なぜその公式?論理的な公式選択と適用の思考法
  • 反射の法則(自由端・固定端):
    • 選定理由: この問題は、まさにこの法則の理解度を問うています。法則そのものが解法の指針となります。
    • 適用根拠: これらの法則は、波の連続性や運動方程式を境界条件の下で解くことによって数学的に導かれますが、高校物理では物理現象の観察結果に基づく経験則として学びます。「境界で媒質がどう動けるか」という物理的な制約が、反射波の位相(形)を決定するという因果関係を理解することが重要です。
  • 波の重ね合わせの原理:
    • 選定理由: 「観察される波」は、複数の波(ここでは入射波と反射波)が共存した結果どう見えるか、という問いなので、重ね合わせの原理を適用するのが唯一の方法です。
    • 適用根拠: この原理は、波を記述する波動方程式が線形(波の変位に対して1次の項しかない)であることに由来します。これにより、複数の解(個々の波)を足し合わせたものもまた解になる、という性質が保証されます。高校物理では、波は互いに影響を与えずにすり抜け、変位だけが足し算される、という直感的なモデルとして理解します。
計算ミスをなくす!日頃の意識と実践テクニック
  • 作図の正確性: この問題は計算がない分、作図の正確さが全てです。
    • 補助線の活用: 入射波を境界の向こう側に破線で延長して描く。自由端反射なら、それをそのまま実線で折り返す。固定端反射なら、延長した破線を上下反転させてから実線で折り返す。このように段階的に作図するとミスが減ります。
    • 定規やコンパスの利用: フリーハンドで描くと歪みやすいので、定規などを使って特徴的な点の位置を正確に移すと、より正しい作図ができます。
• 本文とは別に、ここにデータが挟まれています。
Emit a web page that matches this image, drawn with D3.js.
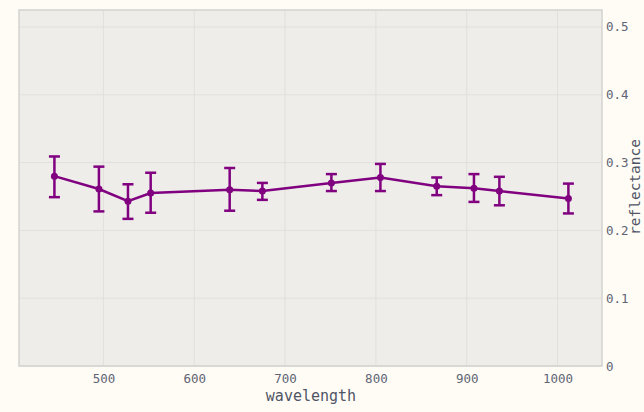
<!DOCTYPE html>
<html><head><meta charset="utf-8">
<script src="https://cdn.jsdelivr.net/npm/d3@7"></script>
<style>body{margin:0;background:#fffcf5;} svg{display:block;}</style>
</head><body>
<svg id="chart" width="644" height="412"></svg>
<script>
const wavelengths = [446, 495, 527, 552, 639, 675, 751, 805, 867, 908, 936, 1012];
const reflectance = [0.280, 0.261, 0.243, 0.255, 0.260, 0.258, 0.270, 0.278, 0.265, 0.262, 0.258, 0.247];
const errUpper = [0.309, 0.294, 0.268, 0.285, 0.292, 0.270, 0.283, 0.298, 0.278, 0.283, 0.279, 0.269];
const errLower = [0.249, 0.228, 0.217, 0.226, 0.229, 0.245, 0.258, 0.258, 0.252, 0.242, 0.237, 0.225];
const xTicks = [500, 600, 700, 800, 900, 1000];
const yTicks = [0, 0.1, 0.2, 0.3, 0.4, 0.5];
const xDomain = [407, 1049];
const yDomain = [0, 0.525];

const data = wavelengths.map((w, i) => ({w, r: reflectance[i], hi: errUpper[i], lo: errLower[i]}));
const svg = d3.select("#chart");
const m = {left: 19, right: 602, top: 10, bottom: 366};
const x = d3.scaleLinear().domain(xDomain).range([m.left, m.right]);
const y = d3.scaleLinear().domain(yDomain).range([m.bottom, m.top]);
const font = "'DejaVu Sans Mono', monospace";
const tickColor = "#5e6474";

svg.append("rect").attr("x", m.left).attr("y", m.top)
  .attr("width", m.right - m.left).attr("height", m.bottom - m.top)
  .attr("fill", "#eeede9");

// grid
svg.append("g").selectAll("line").data(xTicks).join("line")
  .attr("x1", d => x(d)).attr("x2", d => x(d)).attr("y1", m.top).attr("y2", m.bottom)
  .attr("stroke", "#e1e0dc").attr("stroke-width", 1);
svg.append("g").selectAll("line").data(yTicks).join("line")
  .attr("x1", m.left).attr("x2", m.right).attr("y1", d => y(d)).attr("y2", d => y(d))
  .attr("stroke", "#e1e0dc").attr("stroke-width", 1);

// axes
const xAxis = svg.append("g").attr("transform", `translate(0,${m.bottom})`)
  .call(d3.axisBottom(x).tickValues(xTicks).tickSize(0).tickPadding(8).tickFormat(d3.format("d")));
const yAxis = svg.append("g").attr("transform", `translate(${m.right},0)`)
  .call(d3.axisRight(y).tickValues(yTicks).tickSize(0).tickPadding(4).tickFormat(d => d === 0 ? "0" : d3.format(".1f")(d)));
[xAxis, yAxis].forEach(g => {
  g.select(".domain").remove();
  g.selectAll("text").attr("font-family", font).attr("font-size", 12.5).attr("fill", tickColor);
});
xAxis.selectAll("text").attr("dy", "0.71em");

// frame
svg.append("rect").attr("x", m.left).attr("y", m.top)
  .attr("width", m.right - m.left).attr("height", m.bottom - m.top)
  .attr("fill", "none").attr("stroke", "#d3d2cf").attr("stroke-width", 1.5);

// titles
svg.append("text").attr("x", (m.left + m.right) / 2 + 0.5).attr("y", 400.5)
  .attr("text-anchor", "middle").attr("font-family", font).attr("font-size", 15)
  .attr("fill", "#4f5566").text("wavelength");
svg.append("text").attr("transform", `translate(640,${(m.top + m.bottom) / 2 - 1}) rotate(-90)`)
  .attr("text-anchor", "middle").attr("font-family", font).attr("font-size", 14.5)
  .attr("fill", "#4f5566").text("reflectance");

const purple = "#800080";
// error bars
const eb = svg.append("g").attr("stroke", purple).attr("stroke-width", 2.5);
eb.selectAll("line.v").data(data).join("line").attr("class", "v")
  .attr("x1", d => x(d.w)).attr("x2", d => x(d.w)).attr("y1", d => y(d.hi)).attr("y2", d => y(d.lo));
eb.selectAll("line.t").data(data).join("line").attr("class", "t")
  .attr("x1", d => x(d.w) - 5.5).attr("x2", d => x(d.w) + 5.5).attr("y1", d => y(d.hi)).attr("y2", d => y(d.hi));
eb.selectAll("line.b").data(data).join("line").attr("class", "b")
  .attr("x1", d => x(d.w) - 5.5).attr("x2", d => x(d.w) + 5.5).attr("y1", d => y(d.lo)).attr("y2", d => y(d.lo));

// line
svg.append("path").datum(data)
  .attr("d", d3.line().x(d => x(d.w)).y(d => y(d.r)))
  .attr("fill", "none").attr("stroke", purple).attr("stroke-width", 2.5);
svg.append("g").selectAll("circle").data(data).join("circle")
  .attr("cx", d => x(d.w)).attr("cy", d => y(d.r)).attr("r", 3.5).attr("fill", purple);
</script>
</body></html>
  • 合成波のプロット: 合成波を描く際は、x軸上のいくつかの点(特に山、谷、ゼロクロス点)を選び、それぞれの点で \(y_{\text{入}}\) と \(y_{\text{反}}\) の値を読み取り、和を計算してプロットする。点をいくつか打ってから滑らかに結ぶことで、正確な合成波形が得られます。
  • 結論の再確認: 作図後、境界点が本当に「腹(振幅最大)」や「節(振幅ゼロ)」になっているかを必ず目で見て確認する。もしそうなっていなければ、作図の過程(対称性の適用や重ね合わせ)でミスがあった証拠です。